When I first came out, I believed that gay was the only way. However, this conflicted significantly with my actual orientation. I had numerous girlfriends in middle high school and not just the standard "I need to hide something so I'll date a girl" variety. They were women I loved (and still do). From 18 to 22/23, I had sex with and found myself sexually attracted to women, and I still identified as gay because the majority of my relationships and sexual partners were men.

Then, I fell in love with a woman. It wasn't something I was expecting. It was something that happened. We had an open relationship and I continued to have sex (a lot of it) with men (most of the time) and other genders (sometimes). I didn't and don't believe in a binary gender construct, and so I was at a loss for how to capture the totality of my sexual orientation, as identity politics is, and always will be, a huge part of who I am.

I came to embrace queer precisely because it opened the door beyond gay. To me, it wasn't about a watering down of identity. Rather, it was a broadening. It was a term that I could take on and be.

Now, as a man who is married and monogamous to another man, I still call myself queer. Yes, for all intents and purposes, I am gay, too. But gay is not the totality of who I am. It is too narrow and restricting especially when used in the LGBTQQIP moniker. In that instance, gay really only refers to men who have sex with men (almost exclusively).

Queer has become, and is, a HUGE part of me, one that I believe, as you mention in your post, is beyond just who you have sex with. It is about a broadening of identity. And that broadening comes into conflict with more narrow (and necessary) identity politics.

For my day job, I work organizing and training the professionals who work with or for youth (sometimes including youth in and of themselves). In this arena, I use both gay and queer. Initially, I use gay because it is just easier for people to understand. It matches their perception of me. As I get to know them or as the situation calls for it, I start talking about my queer identity. It confuses the hell out of people. They totally don't understand.

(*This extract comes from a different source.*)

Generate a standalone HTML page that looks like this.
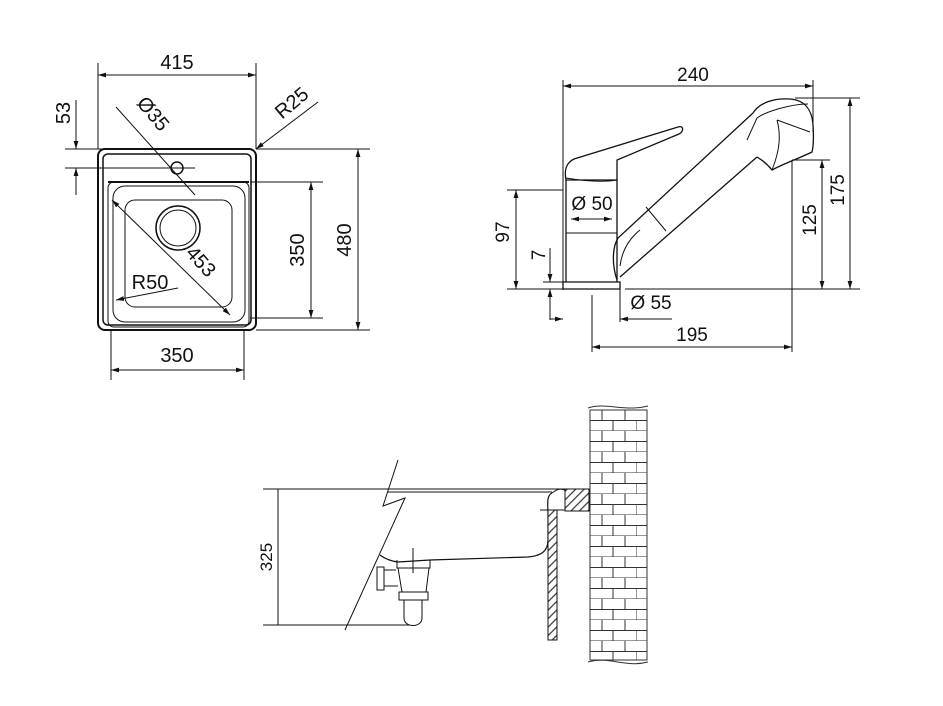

Similarly, when I say I am queer among gay men, they look at me funny thinking the two words are interchangeable. And to them, they may be. But to me, they are worlds apart. One speaks to a side (albeit a more predominant side especially since my marriage to John) of me that is narrow, focused, and steeped in oppression (not the same as shame, as I, too, see absolutely NO use in it). The other one speaks to a side of me that is uniting and liberating. And in this world, I need both to survive and thrive.

Thanks again for writing this. It has made me think deeply and intentionally about why I use the word queer. I appreciate the inspiration and challenge.